I had one suggestion before he took off. I said, "Hey, buddy, try to clear the concrete and land on the grass. It's softer."
He thought that was a good idea, stepped as far back as he could on the roof, and began running to jump. Just before his first step he yelled, "Dad, catch me," and I said "I'll try."
And he jumped.
I almost caught him. It was so close. He just slipped right through my hands. I think I did slow his fall a little bit. In either case, he's recovered well since then. I'm just kidding. He was fine. (Don't try this at home).
I think a lot of atheists don't believe in God simply because they don't understand why people are the way they are, the death, the destruction, the greed, the ugliness. Why? And it is a legitimate question, if you picture God as the parent who holds his hand beneath the collective butt of His people, then you would be angry, but God isn't that god. Look at what He allowed to happen to His only son. God allows for disorder, He allows for wrong decisions, He has given us the opportunity to decide, and more importantly, even if we choose correctly, He doesn't guarantee safety. Following Jesus doesn't equal a removal of danger, it equals a removal of fear. That is what Paul was saying when he wrote, quoting the prophet Isaiah: "Death is swallowed up in victory. Where O Death, is your victory? Where O Death, is your sting?"
The victory wasn't an earthly victory, if it was, Jesus, being King of the Jews, would have called upon a grand army and defeated the Romans, ended this world and brought His people to the true promised land. But He didn't, because the battle wasn't being waged in our earthly view, it is on a much bigger scale. Peace to our God is not the same peace we recognize. Peace to us should be being in the presence of our Lord and Creator. Paul was in this place when he wrote:
Five times I received from the Jews the forty lashes minus one. Three times I was beaten with rods, once I was stoned, three times I was shipwrecked, I spent a night and a day in the open sea, I have been constantly on the move. I have been in danger from rivers, in danger from bandits, in danger from my own countrymen, in danger from Gentiles; in danger in the city, in danger in the country, in danger at sea; and in danger from false brothers. I have labored and toiled and have often gone without sleep; I have known hunger and thirst and have often gone without food; I have been cold and naked. (2 Corinthians 24-27)Jesus lets his children fall off of the ladder and hit every rung on the way down. Why, because death has lost it's sting. Our victory isn't on this spinning globe, it is in a hidden kingdom, one that is far more difficult to understand.

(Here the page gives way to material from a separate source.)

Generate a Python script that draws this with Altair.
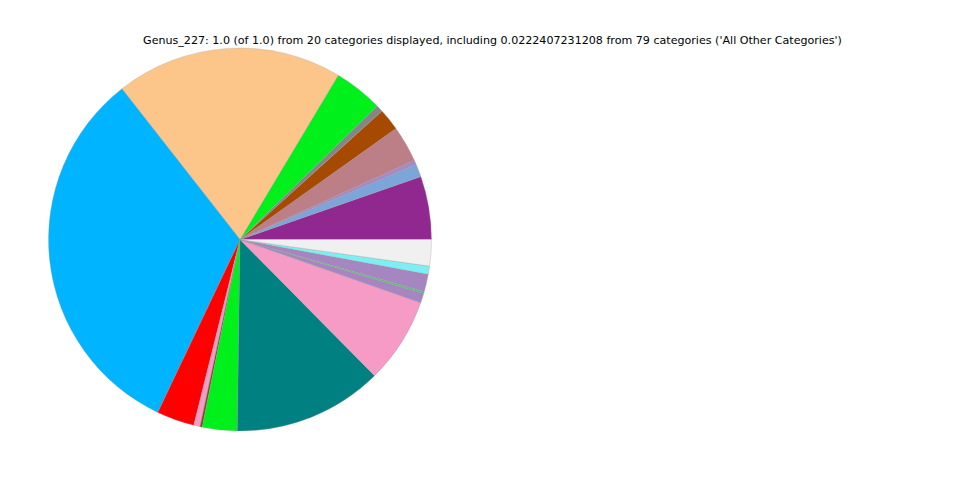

I want my children to have a spirit that is so close to that kingdom that they can understand it better than most. I pray against a spirit of fear for my children so that they can understand what kingdom truly matters, so that they can be in prison, can be in danger, can be cold and naked, and still believe that they are loved by their Abba Father. Don't get me wrong, if my kids are in danger, I want to be there for them, I want to "save" them, and I'm not going to ask the schizophrenic guy we just gave a sandwich, to look after them for a few minutes while I run off to get something. But by allowing them to witness an unsterilized world, we can hopefully burn away the belief that following Jesus is monotonous and boring. I pray that, as McManus says, we don't "raise our children in the cocoon of a domesticated faith and wonder why they run as far as they can to find adventure."